There is something other-worldly about this song. The guitar intro trickles in like pixie dust drifting through the air. The shimmering specks land on the closed eyes of a sleeper and transports them to another place and time. It’s a bittersweet imaginary adventure where they enjoy the moment for what it is, but know that it won’t last.
It’s weird. This song takes me to a time when everything was very real, but life still felt like a dream.
My father had started to have trouble walking again. He had had this issue once before when he had been diagnosed with hydrocephalus, which is fluid on the brain. At that time, my husband and I were convinced it was because my dad was just fucked up on prescription pills. When he got out of surgery it was like someone had flipped a switch. He was walking and moving better than he had been before.
Fast forward 10 years and we were back to the same. This time it wasn’t as bad. It was basically just a stiff leg that was causing him pain. Oh, and the little thing of him repeatedly falling.
I accompanied my mother and dad on his doctor’s visit down to a specialist in the LA area. There they said they were going to do a spinal tap and test the fluid to see what was causing him this issue. They didn’t know then, but I am almost certain it was ALS related. There are just too many coincidences for me.
On the way back from that visit, I told my dad, “What do you want to listen to? Anything in the world, what would you want to hear?” He mumbled out “Jim Croce.”
I pulled up spotify and started playing the top hits, and this was the first one.
I may have heard it growing up but I don’t think I was paying attention to anything adults did. I was pretty self absorbed and really only focused on what interested me. A bluegrass/folk singer would be right at the bottom of the list.
What’s funny is I am a lot like my dad. I share with him an obsession with music and a particular habit of repeatedly playing the same song. There was a story of my father doing this with a tape while on a road-trip with my mom. He would listen through, stop it, rewind, and play it again. He drove my mother so nuts with this that she ejected the tape and threw it out the car window. I don’t know what song it was, but I just have this gut feeling it was this one.
The early Monday morning we had my mother’s appointment to confirm she was in the early stages of Alzheimer’s, I noticed some big bruises and cuts on my dads arms.
“What’re those?” I had asked.
“I fell two times yesterday,” he said.
I joked and said he needed to be careful and should I buy him a helmet? “Do you need a life alert?”
I should have bought him a helmet. I should have given him a life alert.
That following Thursday morning, while he was using the bathroom, my dad fell and hit his head on the edge of the counter. He made it to the bedroom and from my mother’s COUNTLESS, gruesome retellings (complete with re-enactments) he called for help and began to seize. My mother’s idea of “helping” was running outside and literally yelling “help.” Not… dialing 911. And even when the school bus driver told her do just that, she rushed inside and forgot the number.
I’m pretty sure my mother’s disease will, in the end, claim two lives.
That morning I got a call from my dad’s cellphone but instead of his voice was a stranger’s.
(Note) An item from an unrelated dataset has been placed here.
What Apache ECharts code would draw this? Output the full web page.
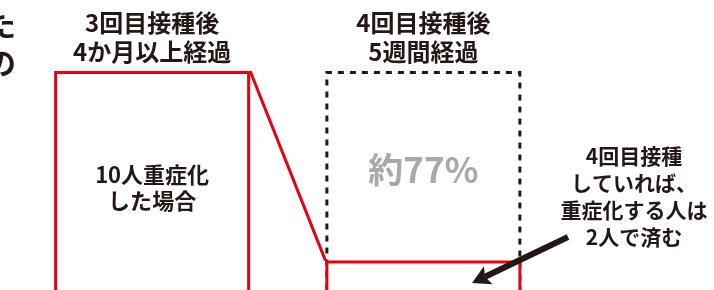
<!DOCTYPE html>
<html>
<head>
<meta charset="utf-8">
<script src="https://cdn.jsdelivr.net/npm/echarts@6/dist/echarts.min.js"></script>
<style>
  html, body { margin: 0; padding: 0; background: #fff; }
  #main { width: 714px; height: 290px; }
</style>
</head>
<body>
<div id="main"></div>
<script>
var categories = ['3回目接種後\n4か月以上経過', '4回目接種後\n5週間経過'];
var severeCases = [10, 2.3];          // 重症化する人数
var baseline = ['-', 10];             // 接種しなかった場合の目安
var reductionLabel = '約77%';
var caseLabel = '10人重症化\nした場合';
var noteLines = ['4回目接種', 'していれば、', '重症化する人は', '2人で済む'];
var clippedTitle = ['た', 'の'];

var RED = '#e60012';
var INK = '#231815';
var FONT = '"Noto Sans CJK JP", "Noto Sans", sans-serif';
var WEIGHT = 'bold';
var BAR_W = 196;

var chartDom = document.getElementById('main');
var myChart = echarts.init(chartDom);
var option;

// 矢印（注記から2本目の棒へ）
var arrowFrom = [568, 237];
var arrowTip = [472, 283];
function arrowShapes(from, tip, headLen, headHalf) {
  var dx = tip[0] - from[0], dy = tip[1] - from[1];
  var len = Math.sqrt(dx * dx + dy * dy);
  var ux = dx / len, uy = dy / len;
  var nx = -uy, ny = ux;
  var bx = tip[0] - ux * headLen, by = tip[1] - uy * headLen;
  var notch = [tip[0] - ux * headLen * 0.8, tip[1] - uy * headLen * 0.8];
  return [
    {
      type: 'line',
      z: 100,
      shape: { x1: from[0], y1: from[1], x2: notch[0], y2: notch[1] },
      style: { stroke: INK, lineWidth: 6 }
    },
    {
      type: 'polygon',
      z: 100,
      shape: {
        points: [tip, [bx + nx * headHalf, by + ny * headHalf], notch, [bx - nx * headHalf, by - ny * headHalf]]
      },
      style: { fill: INK }
    }
  ];
}

option = {
  animation: false,
  textStyle: { fontFamily: FONT },
  grid: {
    left: 16.5,
    right: 155,
    top: 71,
    bottom: -27,
    containLabel: false,
    outerBoundsMode: 'none'
  },
  xAxis: {
    type: 'category',
    position: 'top',
    data: categories,
    axisLine: { show: false },
    axisTick: { show: false },
    axisLabel: {
      color: INK,
      fontSize: 24,
      lineHeight: 29,
      fontFamily: FONT,
      fontWeight: WEIGHT,
      margin: 5
    }
  },
  yAxis: {
    type: 'value',
    min: 0,
    max: 10,
    show: false,
    splitLine: { show: false }
  },
  series: [
    {
      type: 'bar',
      barWidth: BAR_W,
      data: baseline.map(function (v) {
        return v === '-' ? '-' : {
          value: v,
          label: {
            show: true,
            position: 'inside',
            offset: [0, -24],
            formatter: reductionLabel,
            color: '#a9a9a9',
            fontSize: 35,
            fontWeight: 'bold',
            fontFamily: FONT
          }
        };
      }),
      itemStyle: {
        color: 'rgba(0,0,0,0)',
        borderColor: INK,
        borderWidth: 3,
        borderType: [6, 6]
      },
      silent: true
    },
    {
      type: 'bar',
      barWidth: BAR_W,
      barGap: '-100%',
      data: severeCases.map(function (v, i) {
        if (i !== 0) return v;
        return {
          value: v,
          label: {
            show: true,
            position: 'inside',
            offset: [0, -6],
            formatter: caseLabel,
            color: INK,
            fontSize: 22,
            lineHeight: 26,
            fontWeight: WEIGHT,
            fontFamily: FONT
          }
        };
      }),
      itemStyle: {
        color: '#fff',
        borderColor: RED,
        borderWidth: 3
      }
    },
    {
      // 2本の棒の肩をつなぐ線
      type: 'custom',
      data: [[0, 1]],
      renderItem: function (params, api) {
        var p1 = api.coord([0, severeCases[0]]);
        var p2 = api.coord([1, severeCases[1]]);
        return {
          type: 'line',
          shape: { x1: p1[0] + BAR_W / 2, y1: p1[1], x2: p2[0] - BAR_W / 2, y2: p2[1] },
          style: { stroke: RED, lineWidth: 3 }
        };
      },
      z: 3,
      silent: true
    }
  ],
  graphic: [
    {
      type: 'group',
      z: 100,
      silent: true,
      children: arrowShapes(arrowFrom, arrowTip, 18, 10)
    },
    {
      type: 'text',
      x: 634,
      y: 143,
      style: {
        text: noteLines.join('\n'),
        fill: INK,
        font: WEIGHT + ' 21px ' + FONT,
        lineHeight: 27,
        align: 'center'
      }
    },
    {
      type: 'text',
      x: 16,
      y: 6,
      style: {
        text: clippedTitle.join('\n'),
        fill: INK,
        font: WEIGHT + ' 30px ' + FONT,
        lineHeight: 38,
        align: 'right'
      }
    }
  ]
};

option && myChart.setOption(option);
</script>
</body>
</html>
She told me that he had been taken to the hospital. I went to work as normal and then informed my boss of what happened. I got my mother and went to the ER.
He was braindead by the time we got to see him.
I called my mooch of a “step-sister” (it’s complicated) to let her know. She cried and told me to play (of all the bands my dad loved) Jim Croce for him. For a brief moment I thought she actually cared and could be a real “sister.” But then she began her grift the weeks following. Didn’t send flowers. Didn’t do anything. She was a “Hensley” in name alone.
We pulled my pop from life support and he was gone in seconds.
That following Saturday evening my husband orchestrated this little get together at a bar to celebrate my dad’s life. (This was also the first time Josh ever hung out with me and Charlie. He was uncomfortable at first, but because of the circumstances powered through.)
We hijacked the jukebox and played Jim Croce all night and drank all of my dad’s favorite spirits in his honor (peppermint schnapps and Coors.) I don’t think I have ever cried as much as I had that night. Nor do I think I have ever been as drunk. Good lord…
“Time in a Bottle” is a sad melody, but in the chorus for a brief moment there is a turn and it becomes hopeful and bright. I live for the chorus. I belt out the lyrics as hard and as loud as I can muster every time.
But there never seems to be enough time
To do the things you want to do once you find them
I’ve looked around enough to know
That you’re the one I want to go through time with
Like life, the song is mournful for the loss of time, the microscopic moment we all get to experience it. It is loss, it is pain, but there is brief moments in that sea of yearning that are hopeful. They give us enough joy to carry on to the next chorus.